Set down, exactly as written, the lines from the top of the data to the line that holds "return [Squeeze(sx, anchor)]", and omit the pictures.

-- BEGIN --

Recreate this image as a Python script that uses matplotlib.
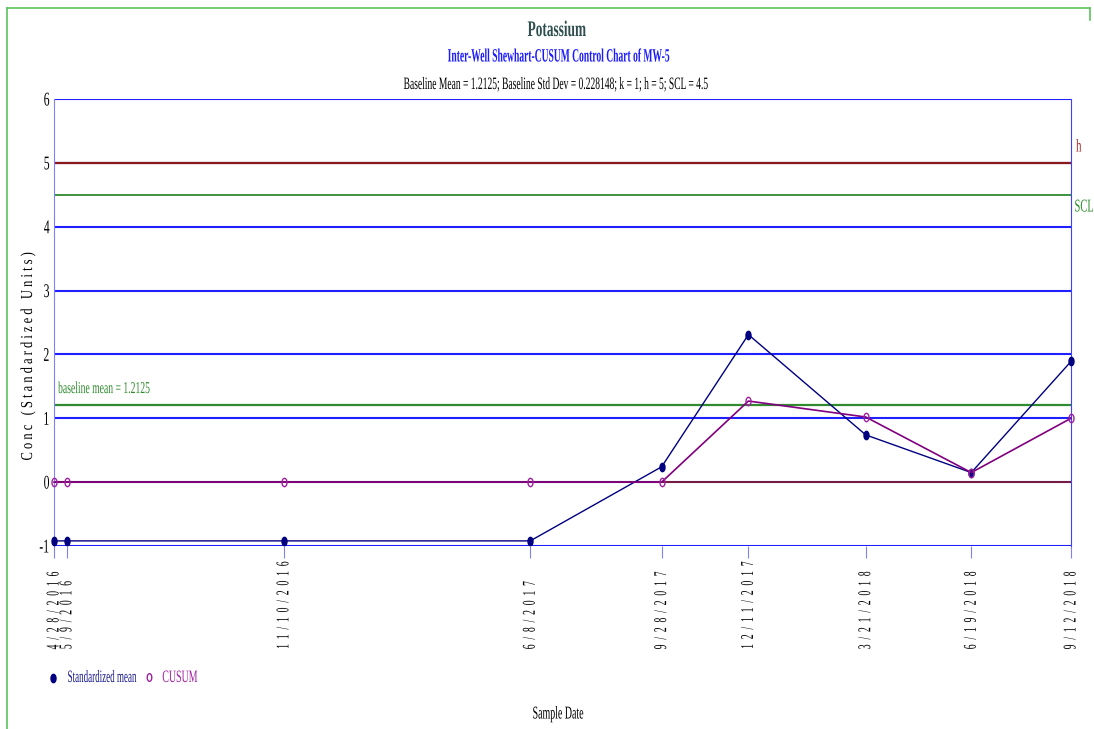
import matplotlib
matplotlib.use("Agg")
import matplotlib.pyplot as plt
from matplotlib.lines import Line2D
from matplotlib.patheffects import AbstractPathEffect
from matplotlib.transforms import Affine2D
from matplotlib.path import Path
import numpy as np
import datetime as dt

dates = ["4/28/2016", "5/9/2016", "11/10/2016", "6/8/2017", "9/28/2017",
         "12/11/2017", "3/21/2018", "6/19/2018", "9/12/2018"]
std_mean = [-0.92, -0.92, -0.92, -0.92, 0.24, 2.31, 0.74, 0.15, 1.89]
cusum = [0.0, 0.0, 0.0, 0.0, 0.0, 1.27, 1.02, 0.15, 1.0]
h_val = 5
scl_val = 4.5
baseline_mean = 1.2125
yticks = [-1, 0, 1, 2, 3, 4, 5, 6]

x = [dt.datetime.strptime(d, "%m/%d/%Y") for d in dates]

plt.rcParams['font.family'] = ['Liberation Serif', 'DejaVu Serif']


class Squeeze(AbstractPathEffect):
    """Condense glyphs along the text direction around an anchor."""
    def __init__(self, sx=0.58, anchor=0.5):
        super().__init__()
        self.sx = sx
        self.anchor = anchor

    def draw_path(self, renderer, gc, tpath, affine, rgbFace=None):
        if len(tpath.vertices) == 0:
            return
        ext = tpath.get_extents()
        x0 = ext.x0 + self.anchor * (ext.x1 - ext.x0)
        t = Affine2D().translate(-x0, 0).scale(self.sx, 1).translate(x0, 0) + affine
        renderer.draw_path(gc, tpath, t, rgbFace)


def sq(sx=0.58, anchor=0.5):
    return [Squeeze(sx, anchor)]


theta = np.linspace(0, 2 * np.pi, 40)
ellipse = Path(np.column_stack([0.6 * np.cos(theta), np.sin(theta)]), closed=True)

W, H = 1094, 729
fig = plt.figure(figsize=(10.94, 7.29), dpi=100)
ax = fig.add_axes([54/W, 1-546/H, (1071-54)/W, (546-99)/H])

for yv in yticks:
    ax.axhline(yv, color='#2020ff', lw=1.5, zorder=1)
ax.axhline(h_val, color='#8b1a1a', lw=1.6, zorder=2)
ax.axhline(scl_val, color='#2e8b2e', lw=1.3, zorder=2)
ax.axhline(baseline_mean, color='#2e8b2e', lw=1.6, zorder=2)
ax.axhline(0, color='#8b1a1a', lw=1.2, zorder=2)

ax.plot(x, std_mean, color='#000080', lw=1.0, marker=ellipse, ms=6,
        mfc='#000080', mec='#000080', zorder=4, clip_on=False)
ax.plot(x, cusum, color='#800080', lw=1.2, marker=ellipse, ms=6,
        mfc='none', mec='#a020a0', mew=1.0, zorder=5, clip_on=False)

ax.set_xlim(x[0], x[-1])
ax.set_ylim(-1, 6)
ax.set_yticks(yticks)
ax.set_yticklabels([str(v) for v in yticks], fontsize=14)
ax.tick_params(axis='y', length=0, pad=3)
for lbl in ax.get_yticklabels():
    lbl.set_path_effects(sq(0.6, 1.0))

# x tick labels: string start anchored at a common baseline below the axis
ax.set_xticks(x)
ax.set_xticklabels(['  '.join(d) for d in dates], rotation=90, fontsize=13,
                   rotation_mode='anchor', ha='left', va='center')
ax.tick_params(axis='x', direction='out', length=8.6, color='#8080ff', pad=66)
for lbl in ax.get_xticklabels():
    lbl.set_path_effects(sq(0.535, 0.0))

for s in ['top', 'bottom']:
    ax.spines[s].set_visible(False)
ax.spines['left'].set_color('#8080ff')
ax.spines['right'].set_color('#4040ff')

t = ax.text(0.004, baseline_mean + 0.12, 'baseline mean = 1.2125', color='#2e8b2e',
            fontsize=12, transform=ax.get_yaxis_transform(), va='bottom', ha='left')
t.set_path_effects(sq(0.58, 0.0))

t = fig.text(1076/W, 1-147/H, 'h', color='#a52a2a', fontsize=13, ha='left', va='center')
t.set_path_effects(sq(0.6, 0.0))
t = fig.text(1074/W, 1-207/H, 'SCL', color='#2e8b2e', fontsize=13, ha='left', va='center')
t.set_path_effects(sq(0.58, 0.0))

t = fig.text(28/W, 1-357/H, ' '.join('Conc (Standardized Units)'), fontsize=12,
             rotation=90, ha='center', va='center')
t.set_path_effects(sq(0.75, 0.5))

t = fig.text(557/W, 1-31/H, 'Potassium', color='#2f4f4f', fontsize=16,
             fontweight='bold', ha='center', va='center')
t.set_path_effects(sq(0.6, 0.5))
t = fig.text(559/W, 1-57/H, 'Inter-Well Shewhart-CUSUM Control Chart of MW-5',
             color='#1a1aff', fontsize=13.5, fontweight='bold', ha='center', va='center')
t.set_path_effects(sq(0.51, 0.5))
t = fig.text(557/W, 1-85/H,
             'Baseline Mean = 1.2125; Baseline Std Dev = 0.228148; k = 1; h = 5; SCL = 4.5',
             color='black', fontsize=12.5, ha='center', va='center')
t.set_path_effects(sq(0.55, 0.5))
t = fig.text(558/W, 1-714/H, 'Sample Date', color='black', fontsize=13,
             ha='center', va='center')
t.set_path_effects(sq(0.55, 0.5))

fig.add_artist(Line2D([53/W], [1-678/H], marker=ellipse, ms=6, color='#000080',
                      mfc='#000080', ls='none'))
t = fig.text(67/W, 1-678/H, 'Standardized mean', color='#1a1a8b', fontsize=12.5,
             ha='left', va='center')
t.set_path_effects(sq(0.52, 0.0))
fig.add_artist(Line2D([149/W], [1-677/H], marker=ellipse, ms=5.5, color='#a020a0',
                      mfc='none', ls='none'))
t = fig.text(162/W, 1-678/H, 'CUSUM', color='#a020a0', fontsize=12.5,
             ha='left', va='center')
t.set_path_effects(sq(0.57, 0.0))

border = '#5cc25c'
fig.add_artist(Line2D([7/W, 7/W], [0, 1-8/H], color=border, lw=1.2))
fig.add_artist(Line2D([7/W, 1090/W], [1-8/H, 1-8/H], color=border, lw=1.2))
fig.add_artist(Line2D([1090/W, 1090/W], [1-8/H, 1-20/H], color=border, lw=1.2))

fig.savefig('out.png', dpi=100)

-- END --

● WRITTEN SOLUTION:
Recreate this image as a Python script that uses matplotlib.
import matplotlib
matplotlib.use("Agg")
import matplotlib.pyplot as plt
from matplotlib.lines import Line2D
from matplotlib.patheffects import AbstractPathEffect
from matplotlib.transforms import Affine2D
from matplotlib.path import Path
import numpy as np
import datetime as dt

dates = ["4/28/2016", "5/9/2016", "11/10/2016", "6/8/2017", "9/28/2017",
         "12/11/2017", "3/21/2018", "6/19/2018", "9/12/2018"]
std_mean = [-0.92, -0.92, -0.92, -0.92, 0.24, 2.31, 0.74, 0.15, 1.89]
cusum = [0.0, 0.0, 0.0, 0.0, 0.0, 1.27, 1.02, 0.15, 1.0]
h_val = 5
scl_val = 4.5
baseline_mean = 1.2125
yticks = [-1, 0, 1, 2, 3, 4, 5, 6]

x = [dt.datetime.strptime(d, "%m/%d/%Y") for d in dates]

plt.rcParams['font.family'] = ['Liberation Serif', 'DejaVu Serif']


class Squeeze(AbstractPathEffect):
    """Condense glyphs along the text direction around an anchor."""
    def __init__(self, sx=0.58, anchor=0.5):
        super().__init__()
        self.sx = sx
        self.anchor = anchor

    def draw_path(self, renderer, gc, tpath, affine, rgbFace=None):
        if len(tpath.vertices) == 0:
            return
        ext = tpath.get_extents()
        x0 = ext.x0 + self.anchor * (ext.x1 - ext.x0)
        t = Affine2D().translate(-x0, 0).scale(self.sx, 1).translate(x0, 0) + affine
        renderer.draw_path(gc, tpath, t, rgbFace)


def sq(sx=0.58, anchor=0.5):
    return [Squeeze(sx, anchor)]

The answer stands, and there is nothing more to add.